Inspiration# EcoJustice MD

AI classifies. Community corroborates. Maryland gets heard.


Inspiration

Environmental violations in Maryland don't affect everyone equally. Illegal dumping, industrial discharge, and air pollution concentrate in lower-income communities like Curtis Bay in Baltimore and the Route 1 corridor in Prince George's County. Residents notice something is wrong but have no idea what law is being broken, who to call, or whether anyone else has noticed the same thing. The existing reporting system assumes knowledge most people don't have: which agency handles which violation, what permit status a facility has, what language makes a complaint credible. That gap means violations go unreported and the communities closest to the harm have the least power to act.


What It Does

EcoJustice MD lets a resident describe what they observed and get back plain-language answers: what this might be, what Maryland law could apply, and whether anyone else in their ZIP code has seen the same thing. Claude classifies the issue type, estimates permit likelihood, and determines whether the incident is acute (routed immediately to MDE emergency contacts) or chronic (enters a community corroboration flow). Neighbors can add structured testimonies to the same report. When enough independent observations accumulate, Claude synthesizes them into a collective complaint citing the Maryland Environmental Justice Act 2021 and routes it to the right agency.

The AI educates. The community decides. The people closest to the harm get heard.


How We Built It

Node and Express backend with a single server.js, vanilla JS frontend with no build step, and Supabase for persistence. AI calls go through a provider wrapper (core/ai.js) that supports both Anthropic Claude and Google Gemini, toggled with a single environment variable. The community layer uses session-based deduplication and IP rate limiting to keep testimony counts credible. A threshold engine watches testimony counts and triggers collective draft generation at 15 corroborated observations. Claude drafts the complaint from anonymized testimony summaries, always framing it as a request for investigation rather than a conclusion of wrongdoing. Every screen shows a liability disclaimer baked into the UI, not hidden in a footer.
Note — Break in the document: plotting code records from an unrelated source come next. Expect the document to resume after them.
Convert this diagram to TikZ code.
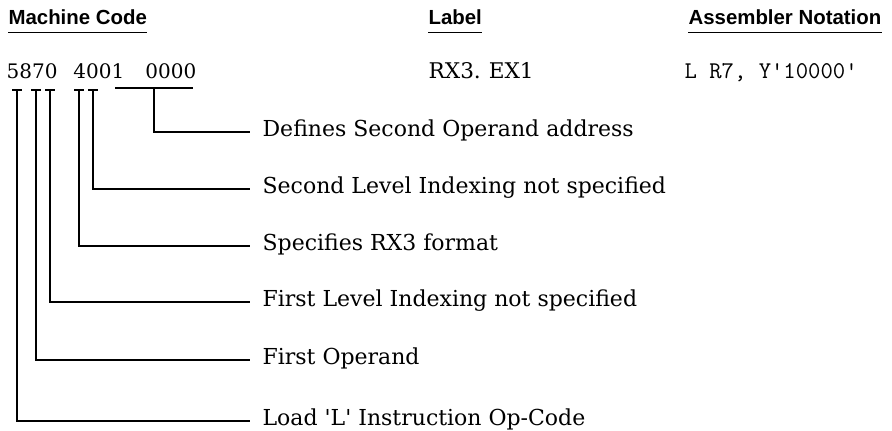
\documentclass[tikz,border=0pt]{standalone}
\usepackage{fontspec}
\newfontfamily\headfont{Liberation Sans}
\newfontfamily\bodyfont{DejaVu Serif}

\begin{document}
\begin{tikzpicture}[x=0.5pt,y=-0.5pt,line width=0.6pt,
		head/.style={font=\headfont\bfseries\fontsize{10.2}{12}\selectfont,inner sep=0pt,anchor=base west},
		code/.style={font=\bodyfont\fontsize{10}{12}\selectfont,inner sep=0pt,anchor=base west},
		desc/.style={font=\bodyfont\fontsize{11}{13}\selectfont,inner xsep=6pt,inner ysep=0pt,
			text height=8pt,text depth=3pt,anchor=west}]
				\useasboundingbox (0,0) rectangle (892,431);
				% column headings
				\node[head] (MC) at (8,25) {Machine Code};
				\node[head] (LB) at (428,25) {Label};
				\node[head] (AN) at (688,25) {Assembler Notation};
				\foreach \h in {MC,LB,AN}
					\draw ([yshift=-3.5pt]\h.south west) -- ([yshift=-3.5pt]\h.south east);
				% the instruction
				\node[code] (HEX) at (6,79) {5870\hspace{8pt}4001\hspace{10.5pt}0000};
				\node[code,font=\bodyfont\fontsize{10.8}{12}\selectfont] (SYM) at (428,79) {RX3.\hspace{4pt}EX1};
				\node[code,font=\ttfamily\fontsize{12}{14}\selectfont] (ASM) at (684,79) {L R7, Y'10000'};
				% field marks under the hex digits
				\coordinate (op) at (17,90);
				\coordinate (r1) at (36,90);
				\coordinate (x1) at (50,90);
				\coordinate (fmt) at (79,90);
				\coordinate (x2) at (93,90);
				\coordinate (addr) at (154,88);
				\foreach \f in {op,r1,x1,fmt,x2}
					\draw ([xshift=-2.5pt]\f) -- ([xshift=2.5pt]\f);
				\draw (115,88) -- (193,88);
				% field descriptions
				\node[desc] (D1) at (250,132) {Defines Second Operand address};
				\node[desc] (D2) at (250,189) {Second Level Indexing not specified};
				\node[desc] (D3) at (250,246) {Specifies RX3 format};
				\node[desc] (D4) at (250,302) {First Level Indexing not specified};
				\node[desc] (D5) at (250,360) {First Operand};
				\node[desc] (D6) at (250,421) {Load \textquotesingle L\textquotesingle\ Instruction Op-Code};
				\draw (addr) |- (D1.west);
				\draw (x2) |- (D2.west);
				\draw (fmt) |- (D3.west);
				\draw (x1) |- (D4.west);
				\draw (r1) |- (D5.west);
				\draw (op) |- (D6.west);
			\end{tikzpicture}
\end{document}
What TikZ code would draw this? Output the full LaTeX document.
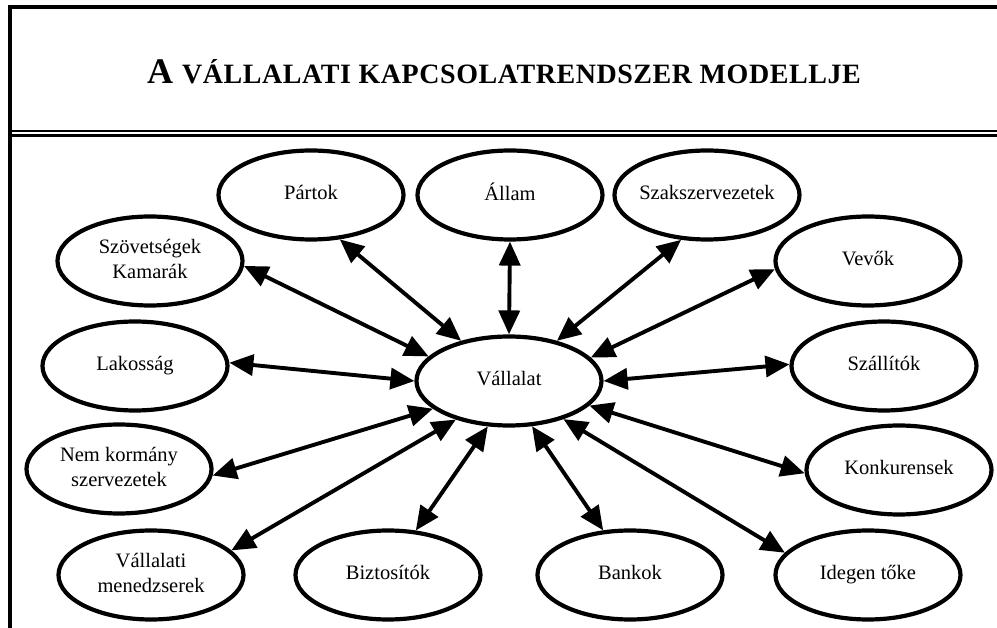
\documentclass[tikz,border=0pt]{standalone}
\usepackage{fontspec}
\setmainfont{Liberation Serif}
\newfontfamily\titlefont{Liberation Serif Bold}
\usetikzlibrary{arrows.meta,shapes.geometric}
% centred label whose width does not enlarge the ellipse
\newcommand\nodetext[1]{\makebox[0pt]{\begin{tabular}{@{}c@{}}#1\end{tabular}}}
\begin{document}
\begin{tikzpicture}[x=1pt,y=-1pt,
  actor/.style={draw, line width=4.2pt, ellipse, minimum width=185pt,
    minimum height=89pt, inner sep=0pt, font=\fontsize{20.5}{24.6}\selectfont},
  link/.style={line width=3.9pt,
    {Triangle[length=24pt,width=21pt]}-{Triangle[length=24pt,width=21pt]}},
  frame/.style={line width=4pt}]
\useasboundingbox (0,0) rectangle (997,628);

% frame of the sheet
\draw[frame] (8,7) -- (997,7);
\draw[frame] (10,5) -- (10,628);
\draw[line width=1.5pt] (12,131) -- (997,131);
\draw[line width=2.6pt] (12,135.3) -- (997,135.3);

% title
\node (title) at (504,72) {\titlefont\fontsize{36}{38}\selectfont A\ %
  \fontsize{28}{30}\selectfont\addfontfeature{LetterSpace=2}V\'ALLALATI KAPCSOLATRENDSZER MODELLJE};

% actors
\node[actor] (vall)   at (509,381) {\nodetext{Vállalat}};
\node[actor] (partok) at (311,195) {\nodetext{Pártok}};
\node[actor] (allam)  at (510,195) {\nodetext{Állam}};
\node[actor] (szak)   at (707,195) {\nodetext{Szakszervezetek}};
\node[actor] (szov)   at (150,261) {\nodetext{Szövetségek\\Kamarák}};
\node[actor] (vevok)  at (868,261) {\nodetext{Vevők}};
\node[actor] (lak)    at (135,366) {\nodetext{Lakosság}};
\node[actor] (szall)  at (884,366) {\nodetext{Szállítók}};
\node[actor] (nem)    at (119,469) {\nodetext{Nem kormány\\szervezetek}};
\node[actor] (konk)   at (899,470) {\nodetext{Konkurensek}};
\node[actor] (menedz) at (151,575) {\nodetext{Vállalati\\menedzserek}};
\node[actor] (bizt)   at (388,575) {\nodetext{Biztosítók}};
\node[actor] (bank)   at (630,575) {\nodetext{Bankok}};
\node[actor] (idegen) at (868,575) {\nodetext{Idegen tőke}};

% two-way relations
\draw[link] (vall.140)  -- (partok.-57);
\draw[link] (vall.90)   -- (allam.-90);
\draw[link] (vall.40)   -- (szak.-120);
\draw[link] (vall.163)  -- (szov.-3);
\draw[link] (vall.16)   -- (vevok.185);
\draw[link] (vall.180)  -- (lak.2);
\draw[link] (vall.0)    -- (szall.179);
\draw[link] (vall.200)  -- (nem.-4);
\draw[link] (vall.216)  -- (menedz.17);
\draw[link] (vall.245)  -- (bizt.58);
\draw[link] (vall.-63)  -- (bank.121);
\draw[link] (vall.-35)  -- (idegen.165);
\draw[link] (vall.-17)  -- (konk.182);
\end{tikzpicture}
\end{document}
Built with: Node.js, Express, Vanilla JavaScript, Supabase, Anthropic Claude API, Google Gemini API, EPA ECHO API


Challenges We Ran Into

The hardest design problem was not the code — it was calibrating what the AI should and should not claim. Environmental classification from a text description is genuinely uncertain, and overstating certainty creates real harm: a misclassified observation could generate a complaint against someone who did nothing wrong. We built confidence grading into every Claude response and made the innocent explanation of each observation mandatory reading before a user can post. Getting that UX tight without making the app feel like a legal waiver factory took most of our iteration time.

The second challenge was testimony manipulation: a coordinated group could flood a report with fake corroborations. Our session and IP deduplication is pragmatic rather than cryptographically airtight, and we are honest about that in the complaint text itself.


Accomplishments We Are Proud Of

The collective complaint draft is the thing we are most proud of. It synthesizes anonymized observations from multiple independent witnesses into a structured document that cites real Maryland law, notes permit status, and requests a written response timeline from MDE. It reads like something a legal aid organization would produce. The fact that it is generated from structured community testimony rather than a single person's account is what gives it weight.

We are also proud of the acute triage routing: anyone describing an active spill or immediate health risk bypasses the community layer entirely and gets MDE's emergency line immediately, regardless of what Claude classified.


What We Learned

The liability wrapper is not a legal formality — it is a core product decision. Every choice about what language Claude uses, what confidence thresholds trigger which actions, and what users must acknowledge before posting is a policy decision dressed in UI.

We also learned that the framing of "request for investigation" versus "complaint of violation" is not just semantics. It changes what the document is, who can credibly sign it, and what MDE is obligated to do with it. Getting that framing right across every Claude prompt took more passes than any other part of the build.


What's Next for EcoJustice MD

Three things would make this meaningfully more powerful:

  1. Permit database integration. Right now permit status comes from Claude's interpretation of the description. The real version queries MDE's permit database directly so the collective complaint cites actual permit numbers and compliance history.

  2. Public accountability dashboard. Once a complaint is filed, what happens? The next version tracks MDE response times publicly. A report showing "Filed, MDE Response Pending, Day 34" is a public fact that journalists and state delegates can act on without the tool doing anything else.

  3. Voice and SMS input. The residents most affected by environmental violations are often not the ones most comfortable typing into a web form. A version that lets you call a number and describe what you saw in plain speech would reach the people who need it most.